Transcribe every line from the top down to the line with "plt.rcParams['font.family'] = ['Liberation", both ends included, but not the pictures.

%%

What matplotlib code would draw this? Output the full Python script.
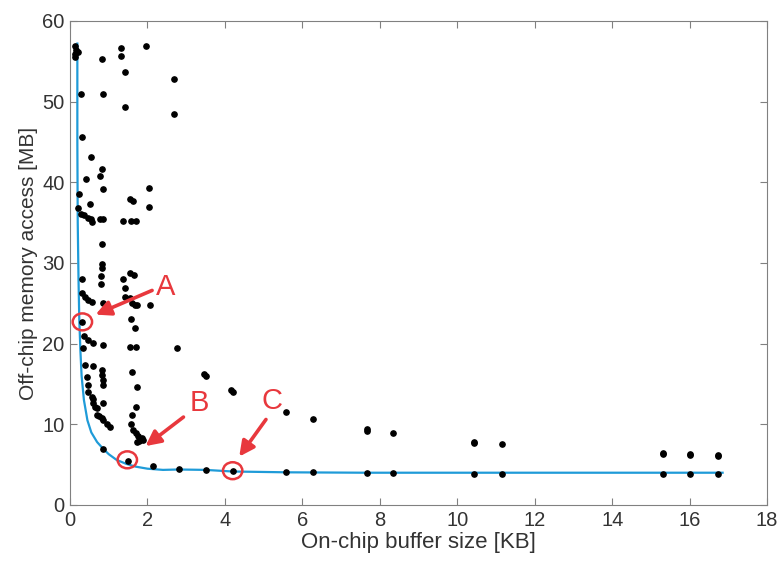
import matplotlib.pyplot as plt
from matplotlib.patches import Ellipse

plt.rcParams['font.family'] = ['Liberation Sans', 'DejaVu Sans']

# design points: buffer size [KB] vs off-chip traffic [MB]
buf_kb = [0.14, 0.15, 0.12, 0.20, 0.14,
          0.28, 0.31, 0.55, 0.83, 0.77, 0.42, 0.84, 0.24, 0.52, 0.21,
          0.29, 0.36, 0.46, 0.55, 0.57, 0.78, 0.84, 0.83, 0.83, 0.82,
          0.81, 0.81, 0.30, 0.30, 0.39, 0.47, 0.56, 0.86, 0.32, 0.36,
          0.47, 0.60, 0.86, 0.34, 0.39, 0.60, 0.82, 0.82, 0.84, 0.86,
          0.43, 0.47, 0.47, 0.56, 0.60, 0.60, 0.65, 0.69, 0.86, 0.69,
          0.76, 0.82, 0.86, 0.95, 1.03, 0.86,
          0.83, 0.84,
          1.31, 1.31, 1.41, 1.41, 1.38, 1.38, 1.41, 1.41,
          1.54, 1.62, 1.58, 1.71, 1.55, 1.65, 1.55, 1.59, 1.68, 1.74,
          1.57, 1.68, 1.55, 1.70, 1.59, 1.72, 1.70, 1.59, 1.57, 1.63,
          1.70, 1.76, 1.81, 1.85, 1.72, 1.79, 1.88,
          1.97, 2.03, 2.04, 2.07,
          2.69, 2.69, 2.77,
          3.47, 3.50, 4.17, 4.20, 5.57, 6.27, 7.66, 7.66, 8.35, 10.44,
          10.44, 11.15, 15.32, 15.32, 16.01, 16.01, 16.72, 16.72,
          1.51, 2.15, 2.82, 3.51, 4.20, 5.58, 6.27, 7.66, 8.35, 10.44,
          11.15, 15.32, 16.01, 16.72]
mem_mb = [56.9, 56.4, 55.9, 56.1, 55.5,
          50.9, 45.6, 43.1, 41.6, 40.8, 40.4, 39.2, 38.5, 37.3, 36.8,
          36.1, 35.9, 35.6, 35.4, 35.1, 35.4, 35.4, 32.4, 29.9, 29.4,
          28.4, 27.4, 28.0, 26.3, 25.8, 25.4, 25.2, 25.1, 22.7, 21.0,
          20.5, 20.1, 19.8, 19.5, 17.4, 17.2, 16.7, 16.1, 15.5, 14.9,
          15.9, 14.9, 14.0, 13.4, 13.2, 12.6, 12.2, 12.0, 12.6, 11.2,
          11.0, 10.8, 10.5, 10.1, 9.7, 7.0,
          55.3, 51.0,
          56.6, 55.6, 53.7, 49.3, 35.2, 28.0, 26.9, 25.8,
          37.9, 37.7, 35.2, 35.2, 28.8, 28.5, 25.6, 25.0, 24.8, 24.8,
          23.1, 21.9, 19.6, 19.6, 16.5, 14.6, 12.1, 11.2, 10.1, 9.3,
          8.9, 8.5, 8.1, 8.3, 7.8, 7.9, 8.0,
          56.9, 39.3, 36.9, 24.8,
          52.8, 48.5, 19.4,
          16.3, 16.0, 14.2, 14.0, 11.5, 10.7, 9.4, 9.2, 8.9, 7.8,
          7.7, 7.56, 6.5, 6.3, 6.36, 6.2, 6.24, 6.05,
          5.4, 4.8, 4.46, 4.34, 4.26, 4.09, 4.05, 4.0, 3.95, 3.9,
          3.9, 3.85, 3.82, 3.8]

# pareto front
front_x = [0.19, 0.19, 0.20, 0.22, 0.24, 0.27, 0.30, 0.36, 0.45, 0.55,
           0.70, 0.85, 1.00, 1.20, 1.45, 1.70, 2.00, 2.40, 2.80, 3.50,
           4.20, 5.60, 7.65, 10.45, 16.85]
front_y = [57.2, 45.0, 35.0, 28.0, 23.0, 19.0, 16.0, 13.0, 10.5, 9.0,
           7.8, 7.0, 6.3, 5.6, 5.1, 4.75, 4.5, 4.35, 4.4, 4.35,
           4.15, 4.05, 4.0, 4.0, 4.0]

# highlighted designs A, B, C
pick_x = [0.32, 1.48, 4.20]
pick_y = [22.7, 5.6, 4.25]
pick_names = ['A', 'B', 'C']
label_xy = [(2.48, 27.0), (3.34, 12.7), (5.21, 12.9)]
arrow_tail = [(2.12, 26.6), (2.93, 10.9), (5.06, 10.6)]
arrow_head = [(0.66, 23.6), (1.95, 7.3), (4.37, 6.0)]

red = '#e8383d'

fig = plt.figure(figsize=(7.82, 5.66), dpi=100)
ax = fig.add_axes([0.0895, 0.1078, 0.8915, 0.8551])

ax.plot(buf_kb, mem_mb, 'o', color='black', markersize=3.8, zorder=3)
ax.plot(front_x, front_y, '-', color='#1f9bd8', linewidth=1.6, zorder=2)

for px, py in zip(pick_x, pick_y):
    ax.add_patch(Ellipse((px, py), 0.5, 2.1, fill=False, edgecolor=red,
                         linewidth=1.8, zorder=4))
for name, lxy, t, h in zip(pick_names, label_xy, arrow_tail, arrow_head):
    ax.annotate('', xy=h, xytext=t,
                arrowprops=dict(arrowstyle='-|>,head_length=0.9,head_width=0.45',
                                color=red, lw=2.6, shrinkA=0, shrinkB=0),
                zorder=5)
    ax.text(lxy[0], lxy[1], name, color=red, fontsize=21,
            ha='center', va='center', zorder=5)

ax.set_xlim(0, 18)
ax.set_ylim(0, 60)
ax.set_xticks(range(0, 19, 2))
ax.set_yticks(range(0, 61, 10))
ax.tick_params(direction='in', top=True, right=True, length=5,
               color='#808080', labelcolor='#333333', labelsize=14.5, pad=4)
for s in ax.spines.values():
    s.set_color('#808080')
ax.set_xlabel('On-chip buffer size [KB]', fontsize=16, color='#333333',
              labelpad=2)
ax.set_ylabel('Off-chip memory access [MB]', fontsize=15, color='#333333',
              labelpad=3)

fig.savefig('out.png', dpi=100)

%%

→ **Written response**:
What matplotlib code would draw this? Output the full Python script.
import matplotlib.pyplot as plt
from matplotlib.patches import Ellipse

plt.rcParams['font.family'] = ['Liberation Sans', 'DejaVu Sans']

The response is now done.